As any other farm family can attest, it’s tough to watch someone else make money off your hard work. Without a ton of planning, Hinterland was born in 2009 to capitalize on our labors in the vineyards. The original business consisted of a small tasting room open on the weekends for wine tastings and bottle sales.

What happens in a typical week at Hinterland Vineyard?
The summer consists of tending the vines through the growing season. We pay particular attention from the moment the vines bud in the spring, to the moment they are mechanically harvested and processed in the fall. This part of the season is nerve-racking as weather patterns can change quite drastically in Minnesota. No matter how much attention you give a vineyard, it cannot stop a hailstorm from causing massive issues late in the season. Constant planning, up to two years ahead, is always in play.

Winter is when all the winemaking and bottling occur. Most of the work is done indoors in a mechanically controlled environment. Winter pruning of the vines for the next season also happens during this part of the year.

The Tasting Room/Pub end of the business is fairly consistent year-round. We close to the public during the months of January and February for much needed rest and planning for the next season.

What’s your favorite part of the job?
I am a people person, so getting the opportunity to share stories with guests is, without a doubt, my favorite part of the industry. It has been a true blessing to meet everyone over the past 12 years.
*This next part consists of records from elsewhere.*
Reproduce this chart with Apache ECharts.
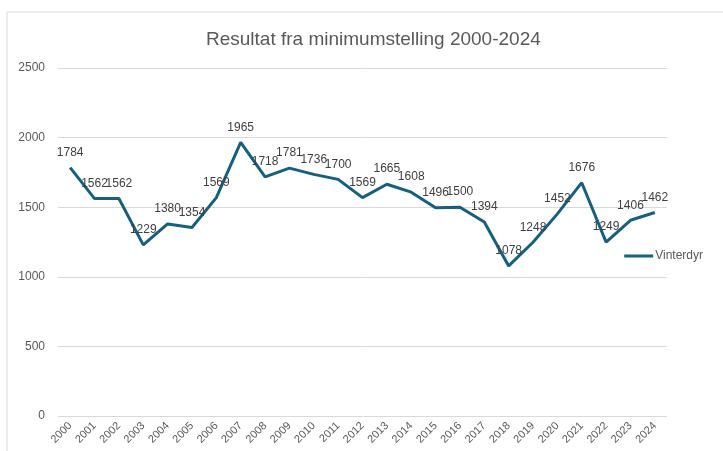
<!DOCTYPE html>
<html>
<head>
    <meta charset="utf-8">
    <script src="https://cdn.jsdelivr.net/npm/echarts@6/dist/echarts.min.js"></script>
</head>
<body style="margin:0;background:#fff;">
    <div id="main" style="width:723px;height:451px;"></div>
    <script type="text/javascript">
        // data
        var years = ['2000', '2001', '2002', '2003', '2004', '2005', '2006', '2007', '2008', '2009',
            '2010', '2011', '2012', '2013', '2014', '2015', '2016', '2017', '2018', '2019',
            '2020', '2021', '2022', '2023', '2024'];
        var vinterdyr = [1784, 1562, 1562, 1229, 1380, 1354, 1569, 1965, 1718, 1781,
            1736, 1700, 1569, 1665, 1608, 1496, 1500, 1394, 1078, 1248,
            1452, 1676, 1249, 1406, 1462];
        var seriesName = 'Vinterdyr';
        var titleText = 'Resultat fra minimumstelling 2000-2024';

        var myChart = echarts.init(document.getElementById('main'));

        var option = {
            backgroundColor: '#fff',
            animation: false,
            title: {
                text: titleText,
                left: 201,
                top: 25,
                textStyle: {
                    fontFamily: '"Liberation Sans", Arial, sans-serif',
                    fontSize: 19,
                    fontWeight: 'normal',
                    color: '#595959'
                }
            },
            graphic: [{
                type: 'rect',
                shape: { x: 7, y: 12, width: 800, height: 500 },
                style: { fill: 'none', stroke: '#d9d9d9', lineWidth: 1 },
                silent: true
            }],
            grid: {
                left: 58,
                right: 56,
                top: 68,
                bottom: 35
            },
            legend: {
                data: [seriesName],
                orient: 'vertical',
                right: 15,
                top: 245,
                icon: 'rect',
                itemWidth: 29,
                itemHeight: 3,
                textStyle: {
                    fontFamily: '"Liberation Sans", Arial, sans-serif',
                    fontSize: 12,
                    color: '#595959',
                    padding: [0, 0, 0, -3]
                }
            },
            xAxis: {
                type: 'category',
                data: years,
                boundaryGap: true,
                axisLine: { show: false },
                axisTick: { show: false },
                axisLabel: {
                    rotate: 45,
                    interval: 0,
                    margin: 8,
                    fontFamily: '"Liberation Sans", Arial, sans-serif',
                    fontSize: 11,
                    color: '#595959'
                }
            },
            yAxis: {
                type: 'value',
                min: 0,
                max: 2500,
                interval: 500,
                axisLine: { show: false },
                axisTick: { show: false },
                splitLine: { lineStyle: { color: '#d9d9d9', width: 1 } },
                axisLabel: {
                    margin: 13,
                    formatter: function (v) { return String(v); },
                    fontFamily: '"Liberation Sans", Arial, sans-serif',
                    fontSize: 12,
                    color: '#595959'
                }
            },
            series: [{
                name: seriesName,
                type: 'line',
                data: vinterdyr,
                symbol: 'circle',
                symbolSize: 0.1,
                showSymbol: true,
                lineStyle: { color: '#156082', width: 3 },
                itemStyle: { color: '#156082' },
                label: {
                    show: true,
                    position: 'top',
                    distance: 9,
                    fontFamily: '"Liberation Sans", Arial, sans-serif',
                    fontSize: 12,
                    color: '#404040'
                }
            }]
        };
        myChart.setOption(option);
    </script>
</body>
</html>
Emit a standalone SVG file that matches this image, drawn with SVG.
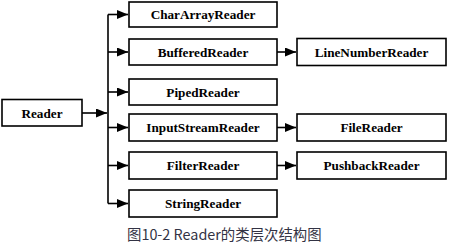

What, in your opinion, is the most unique aspect of Hinterland Vineyard?
Hinterland has evolved into more of a beverage company/pub at this point. We offer wine and hard cider; both made exclusively from Minnesota fruit. We also hold a full liquor license, so we can carry beer and spirits. We have a pub food menu with options such as Kobe beef burgers and Alaskan salmon. This gives our guests a wide variety of options when they visit. It’s not uncommon to see multiple class A motorhomes spending the evening at our destination location.

What is your most popular wine?
We are geographically located in a part of the state that prefers semi-sweet wine. Our Happy Creek Red is a darker-colored semi-sweet red wine with dark notes of bramble fruits and macerated strawberries. We also sell a fair amount of our Marquette which is a dry red, similar to a Syrah/pinot cross, and our white wines all sell on a similar sales basis. Everything manufactured at our facility is held to the utmost hygienic standards and is market-tested before making the final choice to bottle.

There are so many options when selecting wine at the liquor store. If you could guide a customer through the aisles, what would you tell them about Hinterland Vineyards wine?
Hinterland is estate grown and produced; this means we can control the entire winemaking process from the moment the vines bud out in the spring until the wine arrives at your local liquor store. People who visit our winery love what we are doing and have, time after time, reminded us how important we are to the cold climate wine industry. Supporting local wineries like ourselves and giving us feedback helps us continue to grow this unique industry for the state of Minnesota.

What Hinterland wine would you recommend complementing Christmas dinner?
If serving roast beef: Wrath or Marquette (both are dry reds)
If serving turkey: LaCrescent if you prefer dry white wine, or Happy Creek White if you prefer semi-sweet wine

Wine is very circumstantial – don’t overthink it too much. I had the unique opportunity to shadow a wine consultant in Bordeaux, France. At the end of the day, after tasing exceptional world-class wines, his main advice was – If it tastes good to you, that is the important part. Cheers!